Exercise prompt -> Where the data below has the string "React", return the whole line.
--
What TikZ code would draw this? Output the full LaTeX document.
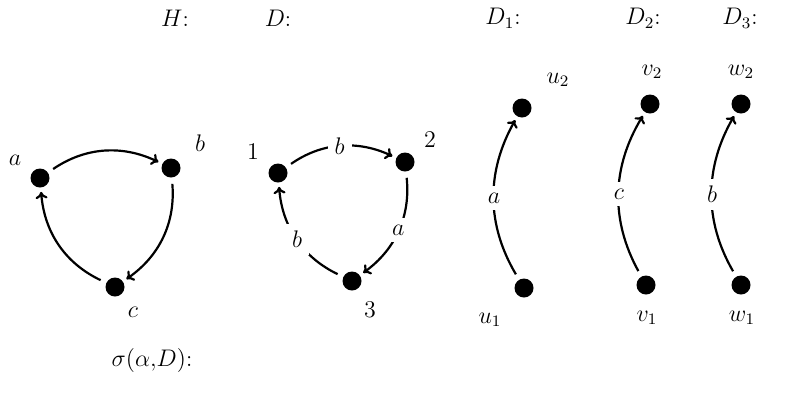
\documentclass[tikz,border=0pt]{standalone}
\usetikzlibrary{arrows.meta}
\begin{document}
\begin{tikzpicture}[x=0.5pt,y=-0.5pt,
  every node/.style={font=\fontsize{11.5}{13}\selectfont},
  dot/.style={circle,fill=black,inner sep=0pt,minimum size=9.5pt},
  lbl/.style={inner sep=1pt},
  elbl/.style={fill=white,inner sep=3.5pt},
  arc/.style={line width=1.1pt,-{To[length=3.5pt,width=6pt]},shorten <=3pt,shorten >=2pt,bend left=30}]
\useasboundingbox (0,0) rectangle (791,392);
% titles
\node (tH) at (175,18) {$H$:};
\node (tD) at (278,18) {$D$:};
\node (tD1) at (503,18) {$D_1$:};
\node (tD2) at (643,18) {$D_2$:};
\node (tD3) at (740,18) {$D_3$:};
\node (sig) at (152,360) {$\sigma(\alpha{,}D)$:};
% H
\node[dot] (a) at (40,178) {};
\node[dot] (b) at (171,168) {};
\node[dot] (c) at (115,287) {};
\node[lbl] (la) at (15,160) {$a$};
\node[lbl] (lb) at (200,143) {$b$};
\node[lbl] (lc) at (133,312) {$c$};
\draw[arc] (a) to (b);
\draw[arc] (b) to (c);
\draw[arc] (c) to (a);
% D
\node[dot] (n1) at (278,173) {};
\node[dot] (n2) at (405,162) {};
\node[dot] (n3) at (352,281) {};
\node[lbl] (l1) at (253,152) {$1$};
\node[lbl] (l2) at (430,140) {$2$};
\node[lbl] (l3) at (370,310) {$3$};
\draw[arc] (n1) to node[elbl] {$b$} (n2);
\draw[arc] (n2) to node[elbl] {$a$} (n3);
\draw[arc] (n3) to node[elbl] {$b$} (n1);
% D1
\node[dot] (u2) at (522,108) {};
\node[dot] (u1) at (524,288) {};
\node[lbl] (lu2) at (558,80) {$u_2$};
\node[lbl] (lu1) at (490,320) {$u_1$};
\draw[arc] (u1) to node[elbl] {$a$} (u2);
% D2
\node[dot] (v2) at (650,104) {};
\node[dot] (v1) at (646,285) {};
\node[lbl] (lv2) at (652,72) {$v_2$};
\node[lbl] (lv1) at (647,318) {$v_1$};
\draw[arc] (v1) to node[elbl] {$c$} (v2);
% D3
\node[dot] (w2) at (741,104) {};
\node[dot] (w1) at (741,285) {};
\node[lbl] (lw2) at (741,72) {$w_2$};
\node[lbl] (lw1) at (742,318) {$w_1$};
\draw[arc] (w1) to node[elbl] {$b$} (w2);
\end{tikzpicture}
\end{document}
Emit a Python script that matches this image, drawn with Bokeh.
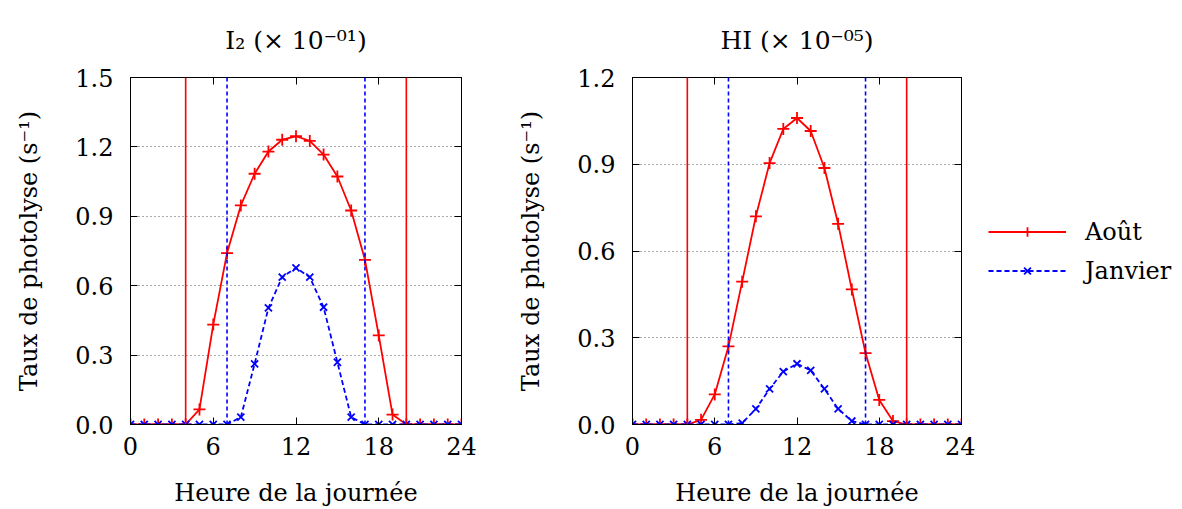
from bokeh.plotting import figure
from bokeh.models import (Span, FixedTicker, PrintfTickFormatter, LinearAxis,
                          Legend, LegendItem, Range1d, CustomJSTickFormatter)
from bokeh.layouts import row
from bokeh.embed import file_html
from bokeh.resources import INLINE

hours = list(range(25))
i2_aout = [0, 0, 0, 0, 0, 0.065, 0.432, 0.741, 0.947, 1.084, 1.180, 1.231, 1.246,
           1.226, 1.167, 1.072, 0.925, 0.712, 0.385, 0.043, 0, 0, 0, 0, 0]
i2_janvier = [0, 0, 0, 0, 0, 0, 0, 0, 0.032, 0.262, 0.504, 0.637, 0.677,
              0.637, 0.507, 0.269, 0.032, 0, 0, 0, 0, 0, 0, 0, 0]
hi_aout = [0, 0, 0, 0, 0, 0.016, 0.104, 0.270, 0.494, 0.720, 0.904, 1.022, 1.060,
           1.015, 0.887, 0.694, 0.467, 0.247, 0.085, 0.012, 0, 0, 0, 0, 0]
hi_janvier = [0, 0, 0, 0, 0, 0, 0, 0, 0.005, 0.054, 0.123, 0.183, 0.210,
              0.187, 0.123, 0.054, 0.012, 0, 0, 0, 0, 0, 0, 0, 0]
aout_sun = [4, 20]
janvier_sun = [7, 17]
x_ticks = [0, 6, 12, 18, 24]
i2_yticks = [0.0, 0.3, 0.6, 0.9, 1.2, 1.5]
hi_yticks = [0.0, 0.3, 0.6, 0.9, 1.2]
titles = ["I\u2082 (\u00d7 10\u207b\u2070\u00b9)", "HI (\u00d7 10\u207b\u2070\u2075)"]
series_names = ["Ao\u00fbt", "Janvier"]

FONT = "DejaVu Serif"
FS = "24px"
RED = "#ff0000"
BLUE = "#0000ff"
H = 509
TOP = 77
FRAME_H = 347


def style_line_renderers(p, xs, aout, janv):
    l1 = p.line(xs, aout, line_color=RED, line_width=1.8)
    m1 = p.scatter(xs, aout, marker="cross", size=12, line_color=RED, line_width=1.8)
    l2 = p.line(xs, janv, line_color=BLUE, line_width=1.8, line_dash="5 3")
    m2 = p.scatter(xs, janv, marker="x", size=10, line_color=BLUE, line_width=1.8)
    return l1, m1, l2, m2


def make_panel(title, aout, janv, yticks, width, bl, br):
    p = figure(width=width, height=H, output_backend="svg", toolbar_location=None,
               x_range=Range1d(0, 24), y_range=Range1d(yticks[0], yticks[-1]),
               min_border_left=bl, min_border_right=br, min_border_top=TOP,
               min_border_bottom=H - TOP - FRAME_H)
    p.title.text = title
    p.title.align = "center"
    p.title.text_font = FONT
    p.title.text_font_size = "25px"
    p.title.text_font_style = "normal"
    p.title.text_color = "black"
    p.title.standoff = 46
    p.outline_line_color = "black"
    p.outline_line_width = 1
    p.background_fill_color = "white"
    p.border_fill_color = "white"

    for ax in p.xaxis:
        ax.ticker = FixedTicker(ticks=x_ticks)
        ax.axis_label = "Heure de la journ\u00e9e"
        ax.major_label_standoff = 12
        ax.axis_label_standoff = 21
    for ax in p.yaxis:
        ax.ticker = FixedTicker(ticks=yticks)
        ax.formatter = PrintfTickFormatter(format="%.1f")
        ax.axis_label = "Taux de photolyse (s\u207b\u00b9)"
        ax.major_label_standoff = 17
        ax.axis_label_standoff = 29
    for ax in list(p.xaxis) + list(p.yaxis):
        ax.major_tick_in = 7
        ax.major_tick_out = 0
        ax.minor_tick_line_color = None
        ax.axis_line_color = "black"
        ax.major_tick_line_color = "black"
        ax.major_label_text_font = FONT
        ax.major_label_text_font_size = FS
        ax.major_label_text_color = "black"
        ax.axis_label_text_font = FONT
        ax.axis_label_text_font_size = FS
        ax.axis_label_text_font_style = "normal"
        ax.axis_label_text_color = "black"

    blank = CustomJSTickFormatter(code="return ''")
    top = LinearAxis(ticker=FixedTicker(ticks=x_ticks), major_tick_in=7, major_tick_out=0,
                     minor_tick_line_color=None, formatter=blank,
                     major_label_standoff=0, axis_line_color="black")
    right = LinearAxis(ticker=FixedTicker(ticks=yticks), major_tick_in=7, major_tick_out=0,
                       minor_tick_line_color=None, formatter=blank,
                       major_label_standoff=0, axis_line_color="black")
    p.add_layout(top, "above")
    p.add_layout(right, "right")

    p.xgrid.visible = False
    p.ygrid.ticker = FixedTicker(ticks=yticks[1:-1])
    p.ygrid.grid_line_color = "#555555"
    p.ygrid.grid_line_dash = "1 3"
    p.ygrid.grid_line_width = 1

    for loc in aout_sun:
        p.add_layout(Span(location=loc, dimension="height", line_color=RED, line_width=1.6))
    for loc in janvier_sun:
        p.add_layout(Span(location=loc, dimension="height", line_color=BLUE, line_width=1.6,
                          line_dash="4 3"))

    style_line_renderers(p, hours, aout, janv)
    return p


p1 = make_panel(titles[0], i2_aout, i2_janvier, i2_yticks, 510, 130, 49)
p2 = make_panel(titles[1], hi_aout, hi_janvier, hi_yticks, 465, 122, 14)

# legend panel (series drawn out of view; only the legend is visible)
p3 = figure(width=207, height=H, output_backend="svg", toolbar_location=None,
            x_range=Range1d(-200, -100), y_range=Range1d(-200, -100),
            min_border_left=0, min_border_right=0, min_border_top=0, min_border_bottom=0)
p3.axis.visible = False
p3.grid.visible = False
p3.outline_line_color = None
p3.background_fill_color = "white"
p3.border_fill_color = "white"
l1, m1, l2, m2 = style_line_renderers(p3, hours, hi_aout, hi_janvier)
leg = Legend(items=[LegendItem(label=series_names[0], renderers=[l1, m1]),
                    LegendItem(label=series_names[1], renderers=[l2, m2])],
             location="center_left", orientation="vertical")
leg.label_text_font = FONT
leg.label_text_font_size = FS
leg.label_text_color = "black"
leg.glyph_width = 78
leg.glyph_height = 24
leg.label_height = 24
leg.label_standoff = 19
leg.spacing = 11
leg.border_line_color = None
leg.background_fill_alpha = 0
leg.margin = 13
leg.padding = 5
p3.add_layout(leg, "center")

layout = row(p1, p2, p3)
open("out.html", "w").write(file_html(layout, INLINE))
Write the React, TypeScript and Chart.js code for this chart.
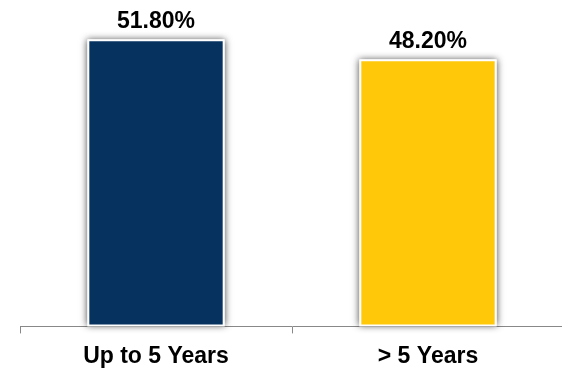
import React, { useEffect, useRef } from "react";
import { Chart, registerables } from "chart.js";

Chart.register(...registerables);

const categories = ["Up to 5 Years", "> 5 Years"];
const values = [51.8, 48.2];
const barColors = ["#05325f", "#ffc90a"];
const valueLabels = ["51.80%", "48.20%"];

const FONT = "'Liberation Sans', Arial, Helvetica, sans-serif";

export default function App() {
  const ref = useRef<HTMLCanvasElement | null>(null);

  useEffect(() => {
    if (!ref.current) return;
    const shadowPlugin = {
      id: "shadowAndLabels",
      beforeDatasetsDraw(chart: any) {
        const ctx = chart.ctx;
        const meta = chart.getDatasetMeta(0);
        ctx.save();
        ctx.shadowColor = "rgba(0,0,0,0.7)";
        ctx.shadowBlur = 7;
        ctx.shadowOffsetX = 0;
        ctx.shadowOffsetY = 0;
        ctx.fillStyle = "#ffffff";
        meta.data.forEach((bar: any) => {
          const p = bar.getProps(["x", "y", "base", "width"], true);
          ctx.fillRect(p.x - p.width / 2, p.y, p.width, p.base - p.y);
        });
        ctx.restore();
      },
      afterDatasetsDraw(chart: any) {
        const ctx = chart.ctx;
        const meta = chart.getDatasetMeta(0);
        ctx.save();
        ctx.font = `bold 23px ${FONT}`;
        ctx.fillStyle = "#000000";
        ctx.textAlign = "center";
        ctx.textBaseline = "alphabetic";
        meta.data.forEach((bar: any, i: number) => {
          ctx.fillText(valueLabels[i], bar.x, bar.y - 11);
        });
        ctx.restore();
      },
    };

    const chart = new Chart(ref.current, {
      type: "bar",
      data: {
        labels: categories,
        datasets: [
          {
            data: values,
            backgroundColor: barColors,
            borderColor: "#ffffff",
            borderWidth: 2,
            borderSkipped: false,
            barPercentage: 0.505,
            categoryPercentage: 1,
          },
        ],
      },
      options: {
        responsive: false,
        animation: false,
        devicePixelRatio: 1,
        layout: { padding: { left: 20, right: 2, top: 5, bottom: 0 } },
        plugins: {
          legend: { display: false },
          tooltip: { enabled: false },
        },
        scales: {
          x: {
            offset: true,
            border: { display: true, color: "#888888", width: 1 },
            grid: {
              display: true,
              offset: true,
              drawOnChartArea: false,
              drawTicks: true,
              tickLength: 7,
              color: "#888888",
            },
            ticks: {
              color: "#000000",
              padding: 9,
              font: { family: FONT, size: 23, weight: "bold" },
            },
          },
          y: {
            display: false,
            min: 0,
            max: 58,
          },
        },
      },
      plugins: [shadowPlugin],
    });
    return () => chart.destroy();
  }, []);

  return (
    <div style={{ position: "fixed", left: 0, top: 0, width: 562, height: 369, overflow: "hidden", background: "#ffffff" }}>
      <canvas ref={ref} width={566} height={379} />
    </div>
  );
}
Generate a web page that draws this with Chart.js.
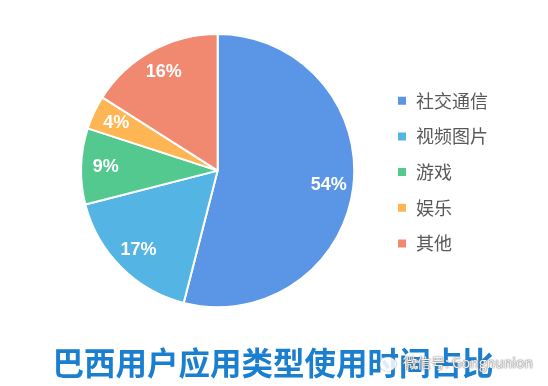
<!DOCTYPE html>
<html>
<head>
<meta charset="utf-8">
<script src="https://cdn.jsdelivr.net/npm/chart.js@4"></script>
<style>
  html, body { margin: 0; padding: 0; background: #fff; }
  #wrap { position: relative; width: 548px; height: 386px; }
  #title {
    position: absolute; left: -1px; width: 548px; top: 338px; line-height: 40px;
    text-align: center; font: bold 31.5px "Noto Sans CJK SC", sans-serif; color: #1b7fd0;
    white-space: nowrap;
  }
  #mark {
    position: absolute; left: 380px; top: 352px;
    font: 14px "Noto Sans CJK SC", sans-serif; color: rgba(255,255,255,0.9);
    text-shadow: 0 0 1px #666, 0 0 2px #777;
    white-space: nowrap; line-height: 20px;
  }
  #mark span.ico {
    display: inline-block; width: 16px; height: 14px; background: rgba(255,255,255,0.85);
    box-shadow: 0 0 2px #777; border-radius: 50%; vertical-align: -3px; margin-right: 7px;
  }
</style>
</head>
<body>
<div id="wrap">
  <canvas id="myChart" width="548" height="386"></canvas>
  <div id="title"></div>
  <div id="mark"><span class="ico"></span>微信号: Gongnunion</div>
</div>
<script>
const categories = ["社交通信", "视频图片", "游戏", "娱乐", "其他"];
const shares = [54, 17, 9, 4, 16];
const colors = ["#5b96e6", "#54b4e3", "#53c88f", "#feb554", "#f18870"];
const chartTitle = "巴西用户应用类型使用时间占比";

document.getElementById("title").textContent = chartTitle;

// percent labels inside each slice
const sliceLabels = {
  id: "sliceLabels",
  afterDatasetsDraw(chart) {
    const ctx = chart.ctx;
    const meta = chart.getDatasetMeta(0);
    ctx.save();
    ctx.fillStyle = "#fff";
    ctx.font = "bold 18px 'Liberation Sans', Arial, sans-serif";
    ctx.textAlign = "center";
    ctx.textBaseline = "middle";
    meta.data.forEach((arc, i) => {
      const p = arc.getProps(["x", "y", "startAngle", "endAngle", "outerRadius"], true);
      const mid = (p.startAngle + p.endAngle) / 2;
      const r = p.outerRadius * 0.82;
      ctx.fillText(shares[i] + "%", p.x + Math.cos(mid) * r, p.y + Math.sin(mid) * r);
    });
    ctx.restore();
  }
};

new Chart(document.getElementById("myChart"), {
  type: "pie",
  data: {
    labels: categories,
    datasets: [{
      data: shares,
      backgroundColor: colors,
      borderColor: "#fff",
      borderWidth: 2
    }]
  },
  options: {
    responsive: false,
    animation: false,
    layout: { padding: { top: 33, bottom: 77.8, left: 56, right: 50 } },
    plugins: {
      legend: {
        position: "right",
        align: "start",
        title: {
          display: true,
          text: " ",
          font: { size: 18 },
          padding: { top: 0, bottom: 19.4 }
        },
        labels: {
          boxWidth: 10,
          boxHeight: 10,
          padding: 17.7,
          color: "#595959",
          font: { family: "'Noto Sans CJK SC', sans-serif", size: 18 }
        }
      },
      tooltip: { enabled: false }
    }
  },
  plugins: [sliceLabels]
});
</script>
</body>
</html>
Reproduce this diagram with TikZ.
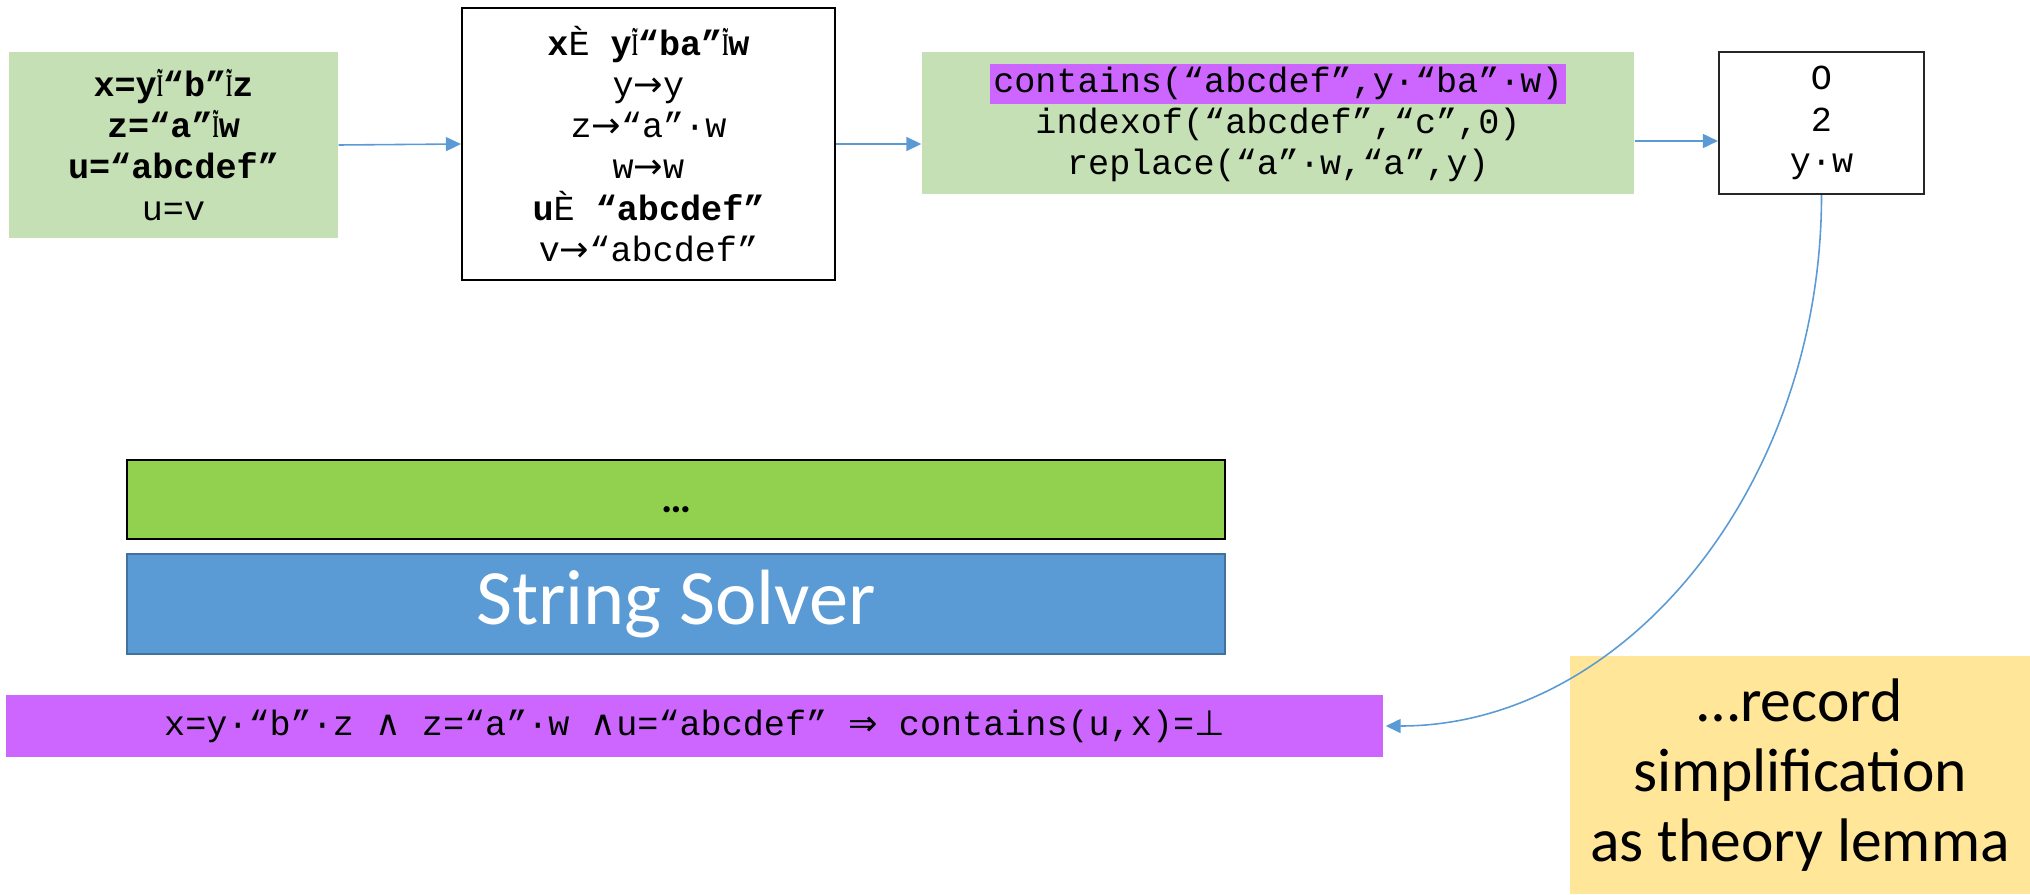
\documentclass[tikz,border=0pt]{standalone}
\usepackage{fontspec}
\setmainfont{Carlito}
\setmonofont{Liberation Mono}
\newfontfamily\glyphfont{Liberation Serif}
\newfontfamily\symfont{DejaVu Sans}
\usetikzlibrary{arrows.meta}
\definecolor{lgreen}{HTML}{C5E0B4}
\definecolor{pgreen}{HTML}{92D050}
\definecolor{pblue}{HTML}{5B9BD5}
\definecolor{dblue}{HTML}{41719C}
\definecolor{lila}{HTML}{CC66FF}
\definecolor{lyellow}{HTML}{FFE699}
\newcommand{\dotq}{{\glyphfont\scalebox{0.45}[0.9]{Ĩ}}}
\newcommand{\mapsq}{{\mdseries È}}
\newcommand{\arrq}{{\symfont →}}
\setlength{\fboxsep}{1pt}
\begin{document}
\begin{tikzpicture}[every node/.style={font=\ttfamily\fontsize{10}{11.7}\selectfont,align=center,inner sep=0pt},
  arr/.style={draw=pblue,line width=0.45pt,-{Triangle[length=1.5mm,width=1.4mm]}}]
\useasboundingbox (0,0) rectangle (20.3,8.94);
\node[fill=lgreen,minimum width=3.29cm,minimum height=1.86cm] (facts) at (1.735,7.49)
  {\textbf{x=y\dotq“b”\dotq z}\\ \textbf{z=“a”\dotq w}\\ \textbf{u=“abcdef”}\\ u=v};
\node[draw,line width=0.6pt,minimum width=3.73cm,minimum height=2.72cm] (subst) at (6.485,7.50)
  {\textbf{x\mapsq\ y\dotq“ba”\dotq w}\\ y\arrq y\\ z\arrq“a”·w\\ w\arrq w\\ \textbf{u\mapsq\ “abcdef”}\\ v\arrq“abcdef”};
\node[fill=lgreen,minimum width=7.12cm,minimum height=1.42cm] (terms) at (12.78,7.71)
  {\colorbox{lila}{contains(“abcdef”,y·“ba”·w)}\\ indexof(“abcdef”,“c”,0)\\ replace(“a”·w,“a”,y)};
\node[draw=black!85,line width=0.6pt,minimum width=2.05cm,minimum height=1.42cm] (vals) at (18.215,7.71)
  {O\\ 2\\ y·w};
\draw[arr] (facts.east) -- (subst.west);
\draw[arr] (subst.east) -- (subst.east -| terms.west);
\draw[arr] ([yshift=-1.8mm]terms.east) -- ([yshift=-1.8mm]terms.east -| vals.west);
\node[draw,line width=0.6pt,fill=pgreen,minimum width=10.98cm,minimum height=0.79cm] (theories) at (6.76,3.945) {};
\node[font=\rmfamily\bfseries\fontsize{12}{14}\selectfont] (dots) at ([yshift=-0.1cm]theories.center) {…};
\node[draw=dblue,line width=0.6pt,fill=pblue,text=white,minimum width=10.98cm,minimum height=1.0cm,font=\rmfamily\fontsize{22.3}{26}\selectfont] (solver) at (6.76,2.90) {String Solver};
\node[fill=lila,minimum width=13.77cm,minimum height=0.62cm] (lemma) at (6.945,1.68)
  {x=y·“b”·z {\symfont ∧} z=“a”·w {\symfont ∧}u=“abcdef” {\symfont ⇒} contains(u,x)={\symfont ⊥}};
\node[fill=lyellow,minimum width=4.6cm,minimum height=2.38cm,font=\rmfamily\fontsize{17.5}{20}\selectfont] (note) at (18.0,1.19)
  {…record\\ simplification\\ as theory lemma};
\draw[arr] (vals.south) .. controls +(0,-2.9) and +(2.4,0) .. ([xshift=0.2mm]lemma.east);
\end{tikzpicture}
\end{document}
--
Written answer ->
Write the React, TypeScript and Chart.js code for this chart.
import React, { useEffect, useRef } from "react";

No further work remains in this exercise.